Are you solving the right problem?Business people, when faced with a challenge, often decide what the problem is, and immediately throw their full weight into solving it. There’s only one problem with that approach: Often, they’re brainstorming solutions for the wrong problem.

This dilemma was brought to life for me in an article from UX Magazine  in which inventor Paul MacCready developed a unique approach to the technical challenge of human-powered flight in 1959. A British magnate by the name of Henry Kremer offered the staggering sum of £50,000 to anyone who could design an aircraft capable of flying under the pilot’s own power. It was the X-Prize of its day – a seemingly impossible challenge with a big prize for anyone who was able to solve it.
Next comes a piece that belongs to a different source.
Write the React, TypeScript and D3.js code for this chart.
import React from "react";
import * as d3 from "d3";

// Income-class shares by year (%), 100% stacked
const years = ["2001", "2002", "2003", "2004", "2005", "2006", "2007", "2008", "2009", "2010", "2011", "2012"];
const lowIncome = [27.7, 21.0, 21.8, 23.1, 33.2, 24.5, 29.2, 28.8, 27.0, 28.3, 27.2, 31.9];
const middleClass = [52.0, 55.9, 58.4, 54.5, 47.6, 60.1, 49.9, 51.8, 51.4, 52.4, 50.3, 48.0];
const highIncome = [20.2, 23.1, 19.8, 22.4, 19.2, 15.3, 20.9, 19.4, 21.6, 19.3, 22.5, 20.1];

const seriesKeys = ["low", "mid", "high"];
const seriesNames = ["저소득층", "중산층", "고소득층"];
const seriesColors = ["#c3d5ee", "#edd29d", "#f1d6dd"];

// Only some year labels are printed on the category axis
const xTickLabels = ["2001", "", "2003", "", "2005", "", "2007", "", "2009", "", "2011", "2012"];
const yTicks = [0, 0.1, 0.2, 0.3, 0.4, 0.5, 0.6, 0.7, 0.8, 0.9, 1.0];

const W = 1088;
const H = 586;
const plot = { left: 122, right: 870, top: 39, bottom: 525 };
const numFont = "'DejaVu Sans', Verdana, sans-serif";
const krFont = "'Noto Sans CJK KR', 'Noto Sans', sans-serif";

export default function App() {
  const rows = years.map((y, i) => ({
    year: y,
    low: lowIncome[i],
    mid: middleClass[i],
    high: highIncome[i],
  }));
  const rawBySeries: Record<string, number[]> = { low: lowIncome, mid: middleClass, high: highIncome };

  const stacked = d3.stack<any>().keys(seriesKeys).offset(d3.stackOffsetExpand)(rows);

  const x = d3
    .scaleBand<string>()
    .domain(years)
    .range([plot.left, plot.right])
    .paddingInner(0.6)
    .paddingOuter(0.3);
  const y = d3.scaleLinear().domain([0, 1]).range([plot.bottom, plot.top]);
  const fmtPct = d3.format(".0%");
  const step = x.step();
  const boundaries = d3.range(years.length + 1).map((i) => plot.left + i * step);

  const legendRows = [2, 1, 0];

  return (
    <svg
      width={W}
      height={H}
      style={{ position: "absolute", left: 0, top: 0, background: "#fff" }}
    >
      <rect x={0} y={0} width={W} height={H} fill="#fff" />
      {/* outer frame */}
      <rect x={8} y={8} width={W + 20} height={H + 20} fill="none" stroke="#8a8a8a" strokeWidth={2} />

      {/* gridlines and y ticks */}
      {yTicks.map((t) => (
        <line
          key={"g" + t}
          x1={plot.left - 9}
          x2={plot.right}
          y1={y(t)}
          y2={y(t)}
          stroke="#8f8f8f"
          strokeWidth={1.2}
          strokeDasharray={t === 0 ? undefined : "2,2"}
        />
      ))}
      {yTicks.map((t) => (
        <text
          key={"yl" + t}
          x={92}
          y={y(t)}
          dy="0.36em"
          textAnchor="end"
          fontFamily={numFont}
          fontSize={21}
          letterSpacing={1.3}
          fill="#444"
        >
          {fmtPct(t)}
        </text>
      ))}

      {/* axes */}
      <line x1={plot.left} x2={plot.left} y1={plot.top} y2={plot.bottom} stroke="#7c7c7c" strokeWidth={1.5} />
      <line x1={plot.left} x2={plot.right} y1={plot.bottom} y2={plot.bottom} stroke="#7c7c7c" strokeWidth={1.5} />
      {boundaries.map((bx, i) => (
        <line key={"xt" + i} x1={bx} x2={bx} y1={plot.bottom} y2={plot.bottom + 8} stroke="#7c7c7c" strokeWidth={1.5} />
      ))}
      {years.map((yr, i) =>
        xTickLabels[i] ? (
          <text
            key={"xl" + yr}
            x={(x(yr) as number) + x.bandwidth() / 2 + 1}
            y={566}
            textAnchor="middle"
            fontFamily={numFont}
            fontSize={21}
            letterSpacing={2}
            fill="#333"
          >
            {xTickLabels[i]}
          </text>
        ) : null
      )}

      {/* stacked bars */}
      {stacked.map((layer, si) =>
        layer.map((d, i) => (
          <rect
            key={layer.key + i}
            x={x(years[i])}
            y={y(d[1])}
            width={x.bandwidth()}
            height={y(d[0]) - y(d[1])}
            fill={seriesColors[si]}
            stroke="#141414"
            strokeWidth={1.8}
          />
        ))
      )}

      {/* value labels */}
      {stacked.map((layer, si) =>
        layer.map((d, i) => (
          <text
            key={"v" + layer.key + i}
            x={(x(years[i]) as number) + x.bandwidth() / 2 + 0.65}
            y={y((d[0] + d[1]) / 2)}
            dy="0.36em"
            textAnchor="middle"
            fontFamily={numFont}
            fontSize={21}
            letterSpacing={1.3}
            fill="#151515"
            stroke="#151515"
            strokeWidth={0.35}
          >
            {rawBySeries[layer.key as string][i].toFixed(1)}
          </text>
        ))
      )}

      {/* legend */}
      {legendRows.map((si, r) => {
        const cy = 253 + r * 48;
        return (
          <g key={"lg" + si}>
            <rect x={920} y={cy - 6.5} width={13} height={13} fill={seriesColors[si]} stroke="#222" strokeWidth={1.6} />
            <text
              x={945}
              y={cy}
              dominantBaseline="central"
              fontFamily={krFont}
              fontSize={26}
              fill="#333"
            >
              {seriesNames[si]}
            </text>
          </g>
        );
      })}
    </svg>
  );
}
Many people tried. The usual scenario was that they developed what they hoped was the winning design, spent a year or more building the aircraft and then watched their dreams go up in smoke when their fragile crafts crash landed. Back to the drawing board for another year or so of additional development and another attempt at the prize.

Reframing the challenge

MacCready realized that the REAL problem wasn’t building a human-powered aircraft. The problem was the nature of the problem itself:

“Paul realized that what needed to be solved was not, in fact, human powered flight. That was a red herring. The problem was the process itself, and along with it the blind pursuit of a goal without a deeper understanding how to tackle deeply difficult challenges. He came up with a new problem that he set out to solve: how can you build a plane that could be rebuilt in hours not months? And he did. He built a plane with Mylar, aluminum tubing, and wire.
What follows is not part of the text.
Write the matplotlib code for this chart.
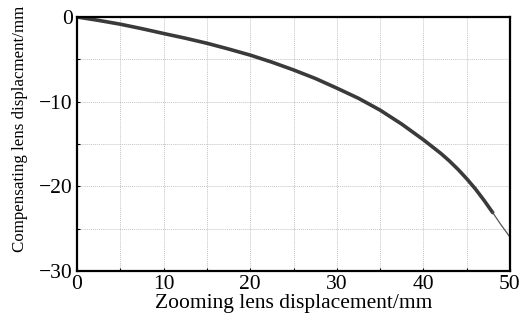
import matplotlib
matplotlib.use("Agg")
import matplotlib.pyplot as plt
from matplotlib.ticker import MultipleLocator

plt.rcParams['font.family'] = ['Liberation Serif', 'DejaVu Serif']
plt.rcParams['axes.unicode_minus'] = True

# zoom lens displacement (mm) vs compensating lens displacement (mm)
zoom_x = [0, 2.5, 5, 7.5, 10, 12.5, 15, 17.5, 20, 22.5, 25, 27.5, 30,
          32.5, 35, 37.5, 40, 41, 42, 43, 44, 45, 46, 47, 48]
comp_y = [0, -0.4, -0.85, -1.38, -1.95, -2.5, -3.1, -3.78, -4.5, -5.33, -6.25, -7.25, -8.4,
          -9.6, -11.0, -12.65, -14.5, -15.3, -16.1, -17.0, -18.0, -19.1, -20.3, -21.65, -23.1]
tail_x = [48, 49, 50]
tail_y = [-23.1, -24.6, -26.0]

x_ticks = [0, 10, 20, 30, 40, 50]
y_ticks = [0, -10, -20, -30]

fig = plt.figure(figsize=(5.23, 3.23), dpi=100)
ax = fig.add_axes([77 / 523, 1 - 271 / 323, 433 / 523, 254 / 323])

ax.plot(zoom_x, comp_y, color='#3a3a3a', lw=2.6, solid_capstyle='round',
        solid_joinstyle='round')
ax.plot(tail_x, tail_y, color='#555555', lw=0.9)

ax.set_xlim(0, 50)
ax.set_ylim(-30, 0)
ax.set_xticks(x_ticks)
ax.set_yticks(y_ticks)
ax.xaxis.set_minor_locator(MultipleLocator(5))
ax.yaxis.set_minor_locator(MultipleLocator(5))
ax.grid(which='both', color='#c4c4c4', linestyle=(0, (1, 1)), lw=0.7)
ax.tick_params(which='both', direction='in', length=2, width=0.8, labelsize=15.5, pad=3)
for s in ax.spines.values():
    s.set_linewidth(1.6)

ax.set_xlabel('Zooming lens displacement/mm', fontsize=15.5, labelpad=0)
ax.set_ylabel('Compensating lens displacment/mm', fontsize=12.2)
ax.yaxis.set_label_coords(-0.113, 0.561)

fig.savefig('out.png', dpi=100)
The first airplane didn’t work. It was too flimsy. But, because the problem he set out to solve was creating a plane he could fix in hours, he was able to quickly iterate. Sometimes he would fly three or four different planes in a single day. The rebuild, retest, relearn cycle went from months and years to hours and days.”

The rest is history. MacCready’s Gossamer Condor flew 2,172 meters to win the prize. And a year later, his famous Gossamer Albatross flew across the English Channel, powered only by the muscles of its pilot.

Creative problem solving lessons learned

The lessons are clear: First, invest extra time – more time than you intuitively think is right – in problem definition. Be sure you’re solving the right problem before you begin brainstorming and implementing solutions. The solution to the wrong problem is useless.

The second lesson is to try to create inexpensive prototypes. When you don’t know what the right solution is, you have to try things. Use what you learn from experiments and feedback from potential customers to quickly iterate the design of your new product or service.